TASK DESCRIPTION
No images are to be carried over; print all other material exactly as it stands.

DATASET SECTION
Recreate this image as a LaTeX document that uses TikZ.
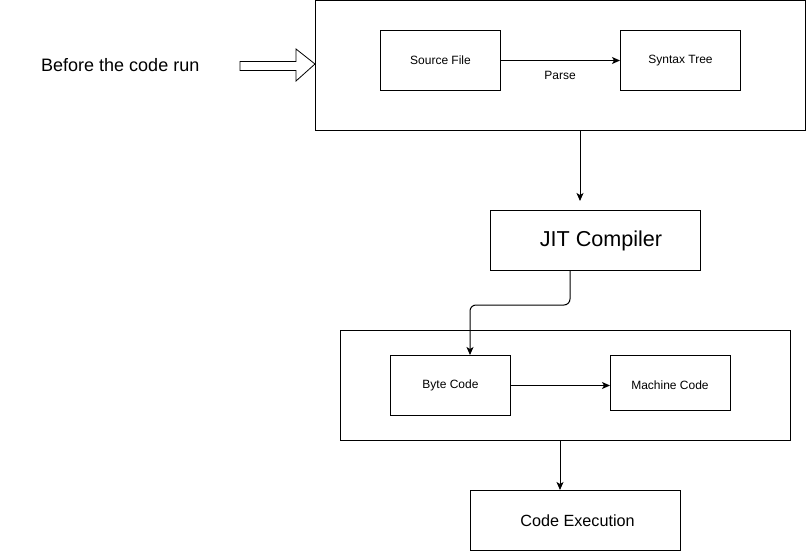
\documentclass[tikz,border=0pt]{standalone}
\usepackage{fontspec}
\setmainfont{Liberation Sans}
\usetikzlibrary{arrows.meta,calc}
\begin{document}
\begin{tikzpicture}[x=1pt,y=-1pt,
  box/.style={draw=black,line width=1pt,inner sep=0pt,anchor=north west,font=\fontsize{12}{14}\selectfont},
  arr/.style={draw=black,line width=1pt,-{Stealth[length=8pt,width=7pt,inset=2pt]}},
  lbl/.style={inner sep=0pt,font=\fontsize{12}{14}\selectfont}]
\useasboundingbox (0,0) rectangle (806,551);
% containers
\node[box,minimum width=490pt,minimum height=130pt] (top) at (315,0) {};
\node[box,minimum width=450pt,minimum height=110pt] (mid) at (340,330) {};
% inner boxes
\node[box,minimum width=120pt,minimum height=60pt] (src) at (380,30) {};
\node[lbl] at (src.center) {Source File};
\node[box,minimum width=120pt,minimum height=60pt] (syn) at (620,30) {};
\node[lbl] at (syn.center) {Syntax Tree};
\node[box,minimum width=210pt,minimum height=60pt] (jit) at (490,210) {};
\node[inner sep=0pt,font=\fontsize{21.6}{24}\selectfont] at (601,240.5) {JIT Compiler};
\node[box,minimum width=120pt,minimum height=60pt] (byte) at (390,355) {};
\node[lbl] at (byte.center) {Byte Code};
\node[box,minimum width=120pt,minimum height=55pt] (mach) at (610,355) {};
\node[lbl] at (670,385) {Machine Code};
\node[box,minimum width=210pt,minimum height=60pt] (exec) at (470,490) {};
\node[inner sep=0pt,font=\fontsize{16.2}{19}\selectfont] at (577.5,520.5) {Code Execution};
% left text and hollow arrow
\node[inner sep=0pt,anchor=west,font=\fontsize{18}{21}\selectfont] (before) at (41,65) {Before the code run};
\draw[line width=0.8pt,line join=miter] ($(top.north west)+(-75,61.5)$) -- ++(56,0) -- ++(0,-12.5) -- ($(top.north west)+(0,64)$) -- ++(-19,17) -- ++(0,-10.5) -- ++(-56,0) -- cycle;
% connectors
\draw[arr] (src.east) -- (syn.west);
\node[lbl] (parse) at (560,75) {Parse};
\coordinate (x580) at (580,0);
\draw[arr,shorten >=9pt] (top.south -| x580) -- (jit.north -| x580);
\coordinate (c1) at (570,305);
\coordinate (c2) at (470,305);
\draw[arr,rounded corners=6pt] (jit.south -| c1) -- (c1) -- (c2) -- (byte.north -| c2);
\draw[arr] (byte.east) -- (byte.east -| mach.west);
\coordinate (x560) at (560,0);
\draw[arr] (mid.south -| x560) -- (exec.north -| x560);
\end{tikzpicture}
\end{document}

RESPONSE TO THE EXERCISE
Recreate this image as a LaTeX document that uses TikZ.
\documentclass[tikz,border=0pt]{standalone}
\usepackage{fontspec}
\setmainfont{Liberation Sans}
\usetikzlibrary{arrows.meta,calc}
\begin{document}
\begin{tikzpicture}[x=1pt,y=-1pt,
  box/.style={draw=black,line width=1pt,inner sep=0pt,anchor=north west,font=\fontsize{12}{14}\selectfont},
  arr/.style={draw=black,line width=1pt,-{Stealth[length=8pt,width=7pt,inset=2pt]}},
  lbl/.style={inner sep=0pt,font=\fontsize{12}{14}\selectfont}]
\useasboundingbox (0,0) rectangle (806,551);
% containers
\node[box,minimum width=490pt,minimum height=130pt] (top) at (315,0) {};
\node[box,minimum width=450pt,minimum height=110pt] (mid) at (340,330) {};
% inner boxes
\node[box,minimum width=120pt,minimum height=60pt] (src) at (380,30) {};
\node[lbl] at (src.center) {Source File};
\node[box,minimum width=120pt,minimum height=60pt] (syn) at (620,30) {};
\node[lbl] at (syn.center) {Syntax Tree};
\node[box,minimum width=210pt,minimum height=60pt] (jit) at (490,210) {};
\node[inner sep=0pt,font=\fontsize{21.6}{24}\selectfont] at (601,240.5) {JIT Compiler};
\node[box,minimum width=120pt,minimum height=60pt] (byte) at (390,355) {};
\node[lbl] at (byte.center) {Byte Code};
\node[box,minimum width=120pt,minimum height=55pt] (mach) at (610,355) {};
\node[lbl] at (670,385) {Machine Code};
\node[box,minimum width=210pt,minimum height=60pt] (exec) at (470,490) {};
\node[inner sep=0pt,font=\fontsize{16.2}{19}\selectfont] at (577.5,520.5) {Code Execution};
% left text and hollow arrow
\node[inner sep=0pt,anchor=west,font=\fontsize{18}{21}\selectfont] (before) at (41,65) {Before the code run};
\draw[line width=0.8pt,line join=miter] ($(top.north west)+(-75,61.5)$) -- ++(56,0) -- ++(0,-12.5) -- ($(top.north west)+(0,64)$) -- ++(-19,17) -- ++(0,-10.5) -- ++(-56,0) -- cycle;
% connectors
\draw[arr] (src.east) -- (syn.west);
\node[lbl] (parse) at (560,75) {Parse};
\coordinate (x580) at (580,0);
\draw[arr,shorten >=9pt] (top.south -| x580) -- (jit.north -| x580);
\coordinate (c1) at (570,305);
\coordinate (c2) at (470,305);
\draw[arr,rounded corners=6pt] (jit.south -| c1) -- (c1) -- (c2) -- (byte.north -| c2);
\draw[arr] (byte.east) -- (byte.east -| mach.west);
\coordinate (x560) at (560,0);
\draw[arr] (mid.south -| x560) -- (exec.north -| x560);
\end{tikzpicture}
\end{document}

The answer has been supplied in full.